So from what I have been gathering is that there's not really a truly durable glass like mirror finish that will hold up to every day wear and tear…But at the same time, I'm thinking someone that shells out big cash for a heavy solid walnut constructed table, prob isn't going to be having many frat parties or kicking there dirty boots up on it…I will prob go the Charles Neil route, and just rub to a satin-low semi gloss sheen. Seems tedious but you really cant't get look from a brush.

Thanks Jinx…
Btw how many coats of Poly would you suggest? I have some "High Build" Poly left over from doing some floors a while back, but I'm thinking this will be too aggressive for nice furniture. I also have the "Hand Rubbing" Poly all the big boxes sell, but I am now well aware that it is only thinned out Poly….Bastards.

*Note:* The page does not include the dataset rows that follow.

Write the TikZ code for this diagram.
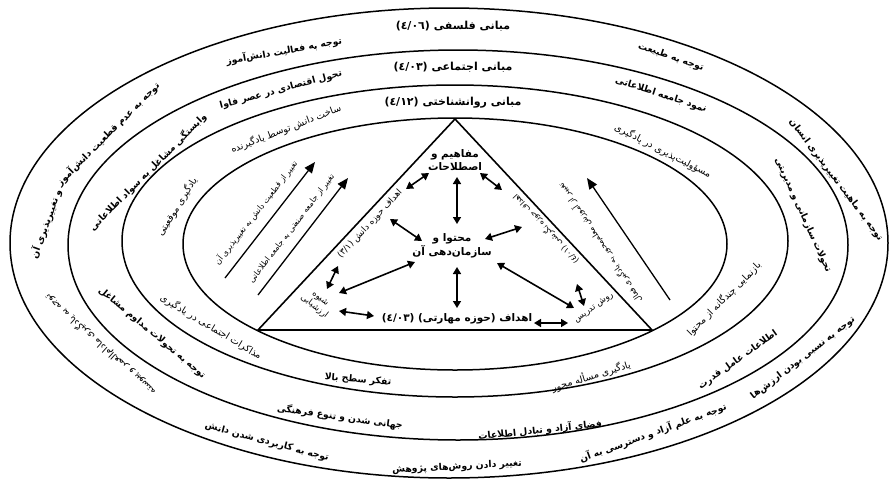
\documentclass[tikz,border=0pt]{standalone}
\usepackage{fontspec}
\newfontfamily\fa[Script=Arabic]{DejaVu Sans}
\TeXXeTstate=1
\usetikzlibrary{arrows.meta}
\newcommand\rtl[1]{\beginR #1\endR}
\newcommand\ltrn[1]{\beginL #1\endL{}}
\begin{document}
\begin{tikzpicture}[x=1pt,y=-1pt,
  ell/.style={line width=1.5pt},
  tri/.style={line width=1.6pt},
  dbl/.style={line width=1.6pt,{Triangle[length=7pt,width=8pt]}-{Triangle[length=7pt,width=8pt]}},
  sgl/.style={line width=1.3pt,-{Triangle[length=11pt,width=9pt]}},
  lbl/.style={font=\fa\fontsize{9.6}{11}\selectfont,inner sep=0pt},
  blbl/.style={font=\fa\bfseries\fontsize{9.3}{11}\selectfont,inner sep=0pt},
  slbl/.style={font=\fa\fontsize{8}{9}\selectfont,inner sep=0pt},
  hdr/.style={font=\fa\bfseries\fontsize{11}{13}\selectfont,inner sep=0pt},
  ctr/.style={font=\fa\bfseries\fontsize{10.5}{13.5}\selectfont,inner sep=0pt,align=center},
]
\useasboundingbox (0,0) rectangle (895,483);
\fill[white] (0,0) rectangle (895,483);
% ellipses
\draw[ell] (449,243) ellipse [x radius=439pt, y radius=235pt];
\draw[ell] (458,245) ellipse [x radius=390pt, y radius=195pt];
\draw[ell] (455,241) ellipse [x radius=333pt, y radius=156pt];
\draw[ell] (455,244) ellipse [x radius=272pt, y radius=126pt];
% triangle
\coordinate (ta) at (455,119);
\coordinate (tl) at (258,330);
\coordinate (tr) at (652,330);
\draw[tri,line join=miter] (ta) -- (tl) -- (tr) -- cycle;
% band 1
\node[hdr] (f1) at (453,26) {\rtl{مبانی فلسفی \ltrn{(٤/٠٦)}}};
\node[blbl,rotate=10] (f2) at (284,51) {\rtl{توجه به فعالیت دانش‌آموز}};
\node[blbl,rotate=-19] (f3) at (671,57) {\rtl{توجه به طبیعت}};
\node[blbl,rotate=45] (f4) at (108,134) {\rtl{توجه به عدم قطعیت دانش‌آموز}};
\node[blbl,rotate=70] (f5) at (46,224) {\rtl{و تغییرپذیری آن}};
\node[lbl,rotate=138] (f6) at (100,345) {\rtl{توجه به یادگیری مادام‌العمر و پیوسته}};
\node[blbl,rotate=-15] (f7) at (267,442) {\rtl{توجه به کاربردی شدن دانش}};
\node[blbl,rotate=3] (f8) at (457,467) {\rtl{تغییر دادن روش‌های پژوهش}};
\node[blbl,rotate=20] (f9) at (653,433) {\rtl{توجه به علم آزاد و دسترسی به آن}};
\node[blbl,rotate=37.5] (f10) at (803,358) {\rtl{توجه به نسبی بودن ارزش‌ها}};
\node[blbl,rotate=-53] (f11) at (836,180) {\rtl{توجه به ماهیت تغییرپذیری انسان}};
% band 2
\node[hdr] (s1) at (453,67) {\rtl{مبانی اجتماعی \ltrn{(٤/٠٣)}}};
\node[blbl,rotate=15] (s2) at (281,90) {\rtl{تحول اقتصادی در عصر فاوا}};
\node[blbl,rotate=-18] (s3) at (661,95) {\rtl{نمود جامعه اطلاعاتی}};
\node[blbl,rotate=45] (s4) at (148,172) {\rtl{وابستگی مشاغل به سواد اطلاعاتی}};
\node[blbl,rotate=-40] (s5) at (152,333) {\rtl{توجه به تحولات مداوم مشاغل}};
\node[blbl,rotate=-8] (s6) at (340,417) {\rtl{جهانی شدن و تنوع فرهنگی}};
\node[blbl,rotate=6] (s7) at (540,430) {\rtl{فضای آزاد و تبادل اطلاعات}};
\node[blbl,rotate=35.6] (s8) at (738,360) {\rtl{اطلاعات عامل قدرت}};
\node[blbl,rotate=-65.7] (s9) at (803,215) {\rtl{تحولات سازمانی و مدیریتی}};
% band 3
\node[hdr] (p1) at (453,103) {\rtl{مبانی روانشناختی \ltrn{(٤/١٢)}}};
\node[lbl,rotate=21] (p2) at (286,129) {\rtl{ساخت دانش توسط یادگیرنده}};
\node[lbl,rotate=-27] (p3) at (663,151) {\rtl{مسؤولیت‌پذیری در یادگیری}};
\node[lbl,rotate=58] (p4) at (177,207) {\rtl{یادگیری موقعیتی}};
\node[lbl,rotate=-31] (p5) at (211,327) {\rtl{مذاکرات اجتماعی در یادگیری}};
\node[blbl,rotate=-5] (p6) at (358,380) {\rtl{تفکر سطح بالا}};
\node[lbl,rotate=17] (p7) at (591,376) {\rtl{یادگیری مسأله محور}};
\node[lbl,rotate=45] (p8) at (724,299) {\rtl{بازنمایی چندگانه از محتوا}};
% inner arrows
\coordinate (u1) at (225,278); \coordinate (v1) at (315,162);
\coordinate (u2) at (258,295); \coordinate (v2) at (348,178);
\coordinate (u3) at (670,300); \coordinate (v3) at (587,178);
\draw[sgl] (u1) -- (v1);
\draw[sgl] (u2) -- (v2);
\draw[sgl] (u3) -- (v3);
\node[slbl,rotate=52] (q1) at (256,213) {\rtl{تغییر از قطعیت دانش به تغییرپذیری آن}};
\node[slbl,rotate=52.4] (q2) at (292,229) {\rtl{تغییر از جامعه صنعتی به جامعه اطلاعاتی}};
\node[slbl,rotate=124] (q3) at (600,243) {\rtl{تغییر از آموزش معلم‌محور به یادگیری فعال}};
% triangle texts
\node[ctr] (c1) at (455,160) {\rtl{مفاهیم و}\\\rtl{اصطلاحات}};
\node[ctr] (c2) at (452,246) {\rtl{محتوا و}\\\rtl{سازمان‌دهی آن}};
\node[ctr] (c3) at (457,319) {\rtl{اهداف (حوزه مهارتی) \ltrn{(٤/٠٣)}}};
\node[slbl,font=\fa\fontsize{8.5}{10}\selectfont,align=center,rotate=-38] (c4) at (317,303) {\rtl{شیوه}\\\rtl{ارزشیابی}};
\node[slbl,font=\fa\fontsize{8.5}{10}\selectfont,rotate=35] (c5) at (594,308) {\rtl{روش تدریس}};
\node[slbl,font=\fa\fontsize{8.8}{10}\selectfont,rotate=47] (c6) at (370,224) {\rtl{اهداف حوزه دانش \ltrn{(٣/١)}}};
\node[slbl,rotate=133] (c7) at (546,229) {\rtl{اهداف حوزه نگرشی \ltrn{(٤/٠١)}}};
% double arrows
\coordinate (a1) at (457,177); \coordinate (a2) at (457,224);
\coordinate (b1) at (457,267); \coordinate (b2) at (457,308);
\coordinate (d1) at (390,219); \coordinate (d2) at (422,241);
\coordinate (e1) at (485,239); \coordinate (e2) at (522,227);
\coordinate (g1) at (339,293); \coordinate (g2) at (415,262);
\coordinate (h1) at (497,263); \coordinate (h2) at (574,308);
\coordinate (i1) at (406,189); \coordinate (i2) at (429,173);
\coordinate (j1) at (480,173); \coordinate (j2) at (502,190);
\coordinate (k1) at (339,311); \coordinate (k2) at (374,316);
\coordinate (l1) at (534,323); \coordinate (l2) at (568,323);
\coordinate (m1) at (327,289); \coordinate (m2) at (338,266);
\coordinate (n1) at (577,284); \coordinate (n2) at (584,306);
\foreach \s/\t in {a1/a2,b1/b2,d1/d2,e1/e2,g1/g2,h1/h2,i1/i2,j1/j2,k1/k2,l1/l2,m1/m2,n1/n2}
  \draw[dbl] (\s) -- (\t);
\end{tikzpicture}
\end{document}
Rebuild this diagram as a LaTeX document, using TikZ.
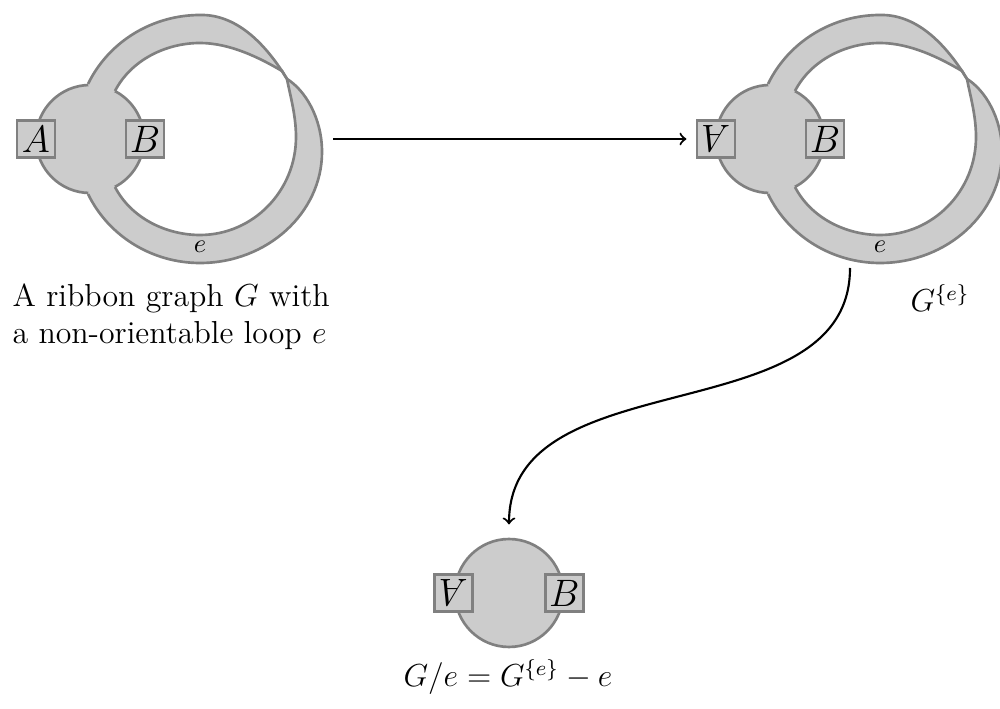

I'll just use the norm stuff.


----------



## Mahdeew (Jul 24, 2013)

I used to use MinWax and the stuff truly suck. 5 or 6 coats provide a good film. Then I tried Cabot… This stuff is a lot thicker and if you are able to brush one continuous line at a time and overlap the next line just a little bit, you won't even need to sand. It provides a beautiful thick finish; first coat. If you feel like you need a second coat, do it the next day after a light sanding. If you decide to do rub on poly (which is something like 4-1 poly/mineral spirit), put it on using your hands, wait a few minutes and wipe.. repeat 15-20 times; yikes!


----------



## Rjw5780 (Feb 18, 2014)

Cool, thanks. I have some Rustoleum in my finish stash. I like Cabots products that I've used before, maybe I'll give it a shot. Also I use Purdy brushes ONLY. Wooster is ok in a pinch too, but the quality of brushes truly do make all the difference. Every project I've ever finished with a good quality Purdy brush has zero brush marks. They are mucho $$$ though, but worth it. I'll post pics when finished.


----------



## Rjw5780 (Feb 18, 2014)

@Big Block,
I def was tempted to use tung oil or BLO, but from my understanding, they produce a nice looking finish but this method takes periodic maintenance. Being that I'm making this for someone who is paying, I want to make it as maintenance free as possible. I assume people that pay for quality furniture would take care of it anyway, but most people just spray Pledge and move on.


----------